- [THE TASK]
Please write out the material that follows, exactly as it stands.

- [DATA]
----------

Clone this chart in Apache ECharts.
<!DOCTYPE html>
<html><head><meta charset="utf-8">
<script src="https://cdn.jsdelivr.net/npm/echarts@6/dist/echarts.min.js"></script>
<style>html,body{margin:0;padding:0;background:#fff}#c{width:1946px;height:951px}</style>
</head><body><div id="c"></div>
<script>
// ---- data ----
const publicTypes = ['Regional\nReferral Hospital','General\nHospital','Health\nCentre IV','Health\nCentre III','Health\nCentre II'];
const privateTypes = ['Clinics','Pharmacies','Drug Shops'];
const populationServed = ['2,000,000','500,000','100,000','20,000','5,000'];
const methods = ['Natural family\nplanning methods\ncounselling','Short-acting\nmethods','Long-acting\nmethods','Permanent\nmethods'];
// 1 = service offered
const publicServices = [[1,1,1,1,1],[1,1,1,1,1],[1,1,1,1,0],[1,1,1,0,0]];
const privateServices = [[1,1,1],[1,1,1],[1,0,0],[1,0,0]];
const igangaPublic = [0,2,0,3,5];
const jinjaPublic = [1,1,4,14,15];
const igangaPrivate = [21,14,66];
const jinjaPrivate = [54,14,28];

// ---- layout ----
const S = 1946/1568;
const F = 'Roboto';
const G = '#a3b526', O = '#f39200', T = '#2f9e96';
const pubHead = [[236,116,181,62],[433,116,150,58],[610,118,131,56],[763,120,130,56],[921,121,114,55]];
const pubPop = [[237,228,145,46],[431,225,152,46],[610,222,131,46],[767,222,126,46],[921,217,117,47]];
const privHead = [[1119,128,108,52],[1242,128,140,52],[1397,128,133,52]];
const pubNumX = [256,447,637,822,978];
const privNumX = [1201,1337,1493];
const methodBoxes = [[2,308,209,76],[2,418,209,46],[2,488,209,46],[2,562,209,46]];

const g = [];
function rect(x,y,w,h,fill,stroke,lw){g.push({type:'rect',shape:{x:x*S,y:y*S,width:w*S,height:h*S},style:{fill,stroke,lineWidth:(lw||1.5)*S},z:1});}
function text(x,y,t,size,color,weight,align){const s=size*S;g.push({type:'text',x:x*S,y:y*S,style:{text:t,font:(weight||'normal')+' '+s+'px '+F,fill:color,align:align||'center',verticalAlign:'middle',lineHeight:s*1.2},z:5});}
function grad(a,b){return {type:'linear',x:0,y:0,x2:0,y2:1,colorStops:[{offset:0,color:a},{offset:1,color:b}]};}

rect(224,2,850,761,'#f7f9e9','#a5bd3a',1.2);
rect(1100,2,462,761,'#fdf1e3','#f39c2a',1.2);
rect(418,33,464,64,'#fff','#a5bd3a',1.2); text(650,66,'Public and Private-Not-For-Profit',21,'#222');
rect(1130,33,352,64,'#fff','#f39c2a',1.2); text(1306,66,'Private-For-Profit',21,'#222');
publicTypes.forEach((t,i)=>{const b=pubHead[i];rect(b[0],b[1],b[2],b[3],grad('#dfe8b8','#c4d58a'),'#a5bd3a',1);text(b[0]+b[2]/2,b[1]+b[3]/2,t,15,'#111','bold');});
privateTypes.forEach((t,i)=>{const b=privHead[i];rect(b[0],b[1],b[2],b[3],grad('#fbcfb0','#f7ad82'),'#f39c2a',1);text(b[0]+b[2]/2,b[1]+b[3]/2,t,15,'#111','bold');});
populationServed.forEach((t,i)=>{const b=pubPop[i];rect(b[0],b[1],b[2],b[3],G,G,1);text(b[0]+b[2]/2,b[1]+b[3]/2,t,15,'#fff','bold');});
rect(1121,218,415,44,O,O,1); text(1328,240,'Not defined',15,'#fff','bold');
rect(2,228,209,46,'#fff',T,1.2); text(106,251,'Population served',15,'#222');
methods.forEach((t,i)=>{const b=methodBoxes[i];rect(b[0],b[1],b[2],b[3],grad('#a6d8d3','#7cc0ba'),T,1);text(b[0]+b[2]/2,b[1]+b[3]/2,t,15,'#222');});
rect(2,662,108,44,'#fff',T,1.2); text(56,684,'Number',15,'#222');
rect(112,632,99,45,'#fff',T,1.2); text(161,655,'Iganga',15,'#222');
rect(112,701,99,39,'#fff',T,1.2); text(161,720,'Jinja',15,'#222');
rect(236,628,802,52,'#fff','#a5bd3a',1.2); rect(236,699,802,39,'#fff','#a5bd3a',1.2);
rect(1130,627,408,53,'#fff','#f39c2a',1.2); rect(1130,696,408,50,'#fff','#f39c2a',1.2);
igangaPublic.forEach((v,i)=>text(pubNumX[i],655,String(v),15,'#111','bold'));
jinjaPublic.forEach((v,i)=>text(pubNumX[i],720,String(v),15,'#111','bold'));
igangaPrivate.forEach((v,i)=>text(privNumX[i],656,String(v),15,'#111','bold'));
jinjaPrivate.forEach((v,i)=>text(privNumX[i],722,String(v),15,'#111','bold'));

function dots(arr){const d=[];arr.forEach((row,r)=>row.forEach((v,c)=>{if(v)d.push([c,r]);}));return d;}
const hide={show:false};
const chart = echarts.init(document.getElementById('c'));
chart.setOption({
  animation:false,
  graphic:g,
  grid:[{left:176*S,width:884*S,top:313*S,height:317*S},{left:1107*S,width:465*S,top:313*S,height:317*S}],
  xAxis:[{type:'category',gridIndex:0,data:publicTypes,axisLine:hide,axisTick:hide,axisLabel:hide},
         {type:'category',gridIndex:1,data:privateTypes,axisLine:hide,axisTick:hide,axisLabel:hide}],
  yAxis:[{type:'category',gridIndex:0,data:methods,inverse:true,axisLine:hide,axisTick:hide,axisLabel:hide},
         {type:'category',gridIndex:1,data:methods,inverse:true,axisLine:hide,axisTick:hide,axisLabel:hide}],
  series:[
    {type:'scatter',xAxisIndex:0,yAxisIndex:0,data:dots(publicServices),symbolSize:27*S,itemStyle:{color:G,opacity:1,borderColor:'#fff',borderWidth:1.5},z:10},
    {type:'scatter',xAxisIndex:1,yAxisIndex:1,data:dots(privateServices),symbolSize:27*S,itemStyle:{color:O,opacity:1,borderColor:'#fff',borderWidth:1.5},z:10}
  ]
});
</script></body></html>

----------

- [SOLUTION FOR THIS TASK]
Clone this chart in Apache ECharts.
<!DOCTYPE html>
<html><head><meta charset="utf-8">
<script src="https://cdn.jsdelivr.net/npm/echarts@6/dist/echarts.min.js"></script>
<style>html,body{margin:0;padding:0;background:#fff}#c{width:1946px;height:951px}</style>
</head><body><div id="c"></div>
<script>
// ---- data ----
const publicTypes = ['Regional\nReferral Hospital','General\nHospital','Health\nCentre IV','Health\nCentre III','Health\nCentre II'];
const privateTypes = ['Clinics','Pharmacies','Drug Shops'];
const populationServed = ['2,000,000','500,000','100,000','20,000','5,000'];
const methods = ['Natural family\nplanning methods\ncounselling','Short-acting\nmethods','Long-acting\nmethods','Permanent\nmethods'];
// 1 = service offered
const publicServices = [[1,1,1,1,1],[1,1,1,1,1],[1,1,1,1,0],[1,1,1,0,0]];
const privateServices = [[1,1,1],[1,1,1],[1,0,0],[1,0,0]];
const igangaPublic = [0,2,0,3,5];
const jinjaPublic = [1,1,4,14,15];
const igangaPrivate = [21,14,66];
const jinjaPrivate = [54,14,28];

// ---- layout ----
const S = 1946/1568;
const F = 'Roboto';
const G = '#a3b526', O = '#f39200', T = '#2f9e96';
const pubHead = [[236,116,181,62],[433,116,150,58],[610,118,131,56],[763,120,130,56],[921,121,114,55]];
const pubPop = [[237,228,145,46],[431,225,152,46],[610,222,131,46],[767,222,126,46],[921,217,117,47]];
const privHead = [[1119,128,108,52],[1242,128,140,52],[1397,128,133,52]];
const pubNumX = [256,447,637,822,978];
const privNumX = [1201,1337,1493];
const methodBoxes = [[2,308,209,76],[2,418,209,46],[2,488,209,46],[2,562,209,46]];

const g = [];
function rect(x,y,w,h,fill,stroke,lw){g.push({type:'rect',shape:{x:x*S,y:y*S,width:w*S,height:h*S},style:{fill,stroke,lineWidth:(lw||1.5)*S},z:1});}
function text(x,y,t,size,color,weight,align){const s=size*S;g.push({type:'text',x:x*S,y:y*S,style:{text:t,font:(weight||'normal')+' '+s+'px '+F,fill:color,align:align||'center',verticalAlign:'middle',lineHeight:s*1.2},z:5});}
function grad(a,b){return {type:'linear',x:0,y:0,x2:0,y2:1,colorStops:[{offset:0,color:a},{offset:1,color:b}]};}

rect(224,2,850,761,'#f7f9e9','#a5bd3a',1.2);
rect(1100,2,462,761,'#fdf1e3','#f39c2a',1.2);
rect(418,33,464,64,'#fff','#a5bd3a',1.2); text(650,66,'Public and Private-Not-For-Profit',21,'#222');
rect(1130,33,352,64,'#fff','#f39c2a',1.2); text(1306,66,'Private-For-Profit',21,'#222');
publicTypes.forEach((t,i)=>{const b=pubHead[i];rect(b[0],b[1],b[2],b[3],grad('#dfe8b8','#c4d58a'),'#a5bd3a',1);text(b[0]+b[2]/2,b[1]+b[3]/2,t,15,'#111','bold');});
privateTypes.forEach((t,i)=>{const b=privHead[i];rect(b[0],b[1],b[2],b[3],grad('#fbcfb0','#f7ad82'),'#f39c2a',1);text(b[0]+b[2]/2,b[1]+b[3]/2,t,15,'#111','bold');});
populationServed.forEach((t,i)=>{const b=pubPop[i];rect(b[0],b[1],b[2],b[3],G,G,1);text(b[0]+b[2]/2,b[1]+b[3]/2,t,15,'#fff','bold');});
rect(1121,218,415,44,O,O,1); text(1328,240,'Not defined',15,'#fff','bold');
rect(2,228,209,46,'#fff',T,1.2); text(106,251,'Population served',15,'#222');
methods.forEach((t,i)=>{const b=methodBoxes[i];rect(b[0],b[1],b[2],b[3],grad('#a6d8d3','#7cc0ba'),T,1);text(b[0]+b[2]/2,b[1]+b[3]/2,t,15,'#222');});
rect(2,662,108,44,'#fff',T,1.2); text(56,684,'Number',15,'#222');
rect(112,632,99,45,'#fff',T,1.2); text(161,655,'Iganga',15,'#222');
rect(112,701,99,39,'#fff',T,1.2); text(161,720,'Jinja',15,'#222');
rect(236,628,802,52,'#fff','#a5bd3a',1.2); rect(236,699,802,39,'#fff','#a5bd3a',1.2);
rect(1130,627,408,53,'#fff','#f39c2a',1.2); rect(1130,696,408,50,'#fff','#f39c2a',1.2);
igangaPublic.forEach((v,i)=>text(pubNumX[i],655,String(v),15,'#111','bold'));
jinjaPublic.forEach((v,i)=>text(pubNumX[i],720,String(v),15,'#111','bold'));
igangaPrivate.forEach((v,i)=>text(privNumX[i],656,String(v),15,'#111','bold'));
jinjaPrivate.forEach((v,i)=>text(privNumX[i],722,String(v),15,'#111','bold'));

function dots(arr){const d=[];arr.forEach((row,r)=>row.forEach((v,c)=>{if(v)d.push([c,r]);}));return d;}
const hide={show:false};
const chart = echarts.init(document.getElementById('c'));
chart.setOption({
  animation:false,
  graphic:g,
  grid:[{left:176*S,width:884*S,top:313*S,height:317*S},{left:1107*S,width:465*S,top:313*S,height:317*S}],
  xAxis:[{type:'category',gridIndex:0,data:publicTypes,axisLine:hide,axisTick:hide,axisLabel:hide},
         {type:'category',gridIndex:1,data:privateTypes,axisLine:hide,axisTick:hide,axisLabel:hide}],
  yAxis:[{type:'category',gridIndex:0,data:methods,inverse:true,axisLine:hide,axisTick:hide,axisLabel:hide},
         {type:'category',gridIndex:1,data:methods,inverse:true,axisLine:hide,axisTick:hide,axisLabel:hide}],
  series:[
    {type:'scatter',xAxisIndex:0,yAxisIndex:0,data:dots(publicServices),symbolSize:27*S,itemStyle:{color:G,opacity:1,borderColor:'#fff',borderWidth:1.5},z:10},
    {type:'scatter',xAxisIndex:1,yAxisIndex:1,data:dots(privateServices),symbolSize:27*S,itemStyle:{color:O,opacity:1,borderColor:'#fff',borderWidth:1.5},z:10}
  ]
});
</script></body></html>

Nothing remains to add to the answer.